Walking absolutely deserves its place in a healthy routine. For someone who has been sitting more, feeling low energy, or not exercising regularly, increasing daily steps can create meaningful change. Regular walking helps improve cardiovascular health, supports circulation, assists with blood sugar regulation, reduces stress, and often improves sleep quality. It can also help people feel mentally clearer and more motivated simply because they are moving more consistently.

Where Walking Helps—and Where It Falls Short
What makes walking so valuable is that it often becomes the gateway to healthier habits. Once people begin moving daily, they often notice they feel better overall. But this is where an important piece is often missed: walking improves health, but it does not fully prepare the body for the physical demands of life.

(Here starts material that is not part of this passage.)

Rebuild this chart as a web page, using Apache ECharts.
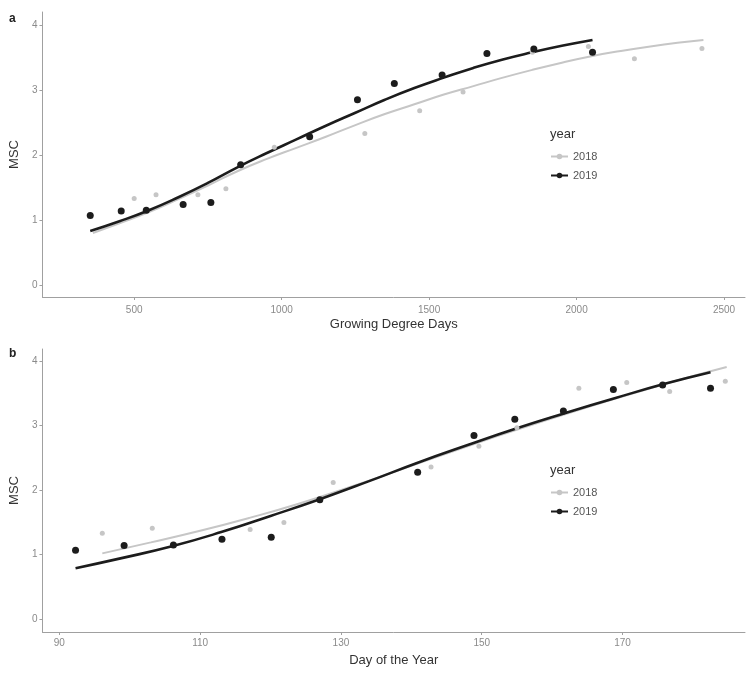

Walking is a low-load, repetitive movement. While it benefits the heart and general activity levels, it does not significantly challenge muscle strength, bone density, or joint capacity. This becomes more important with age, because many of the physical issues people eventually notice—aching knees, back discomfort, reduced stamina, stiffness, difficulty lifting, or feeling weaker than they used to—are often connected to declining muscle strength rather than simply not walking enough.
Why Strength Training Completes the Picture
This is where strength training becomes just as important.
Muscle is not only about fitness or appearance. Muscle plays a major role in how well your body functions every day. It supports your joints, helps maintain posture, improves balance, and gives your body the ability to handle physical demands more easily. It also plays a major role in metabolism, which is why people often notice that maintaining body composition becomes harder when muscle mass decreases.
Strength helps with everyday things people rarely think about until they become difficult:
- carrying groceries comfortably
- climbing stairs without fatigue
- lifting laundry baskets
- getting up from the floor
- tolerating long workdays without feeling physically drained

The goal is not simply to move more—it is to build a body that can tolerate life better.
Walking and strength training are not competing with each other; they work best together. Walking gives you daily movement and cardiovascular benefit. Strength training gives your body the capacity to support that movement long term.
Someone may walk every day and still experience pain if their strength capacity is not meeting the demands placed on their body. This is especially true for people with physically demanding jobs, repetitive movements, or long periods of sitting followed by occasional activity.
At Longevity Nexum, we often help people who are already trying to move more but still feel discomfort, stiffness, or limitations. In many cases, the missing piece is not more walking—it is targeted strength that improves how the body handles daily demands.
Walking is an excellent place to begin. But strength is what helps you continue feeling capable, resilient, and confident as the years go on!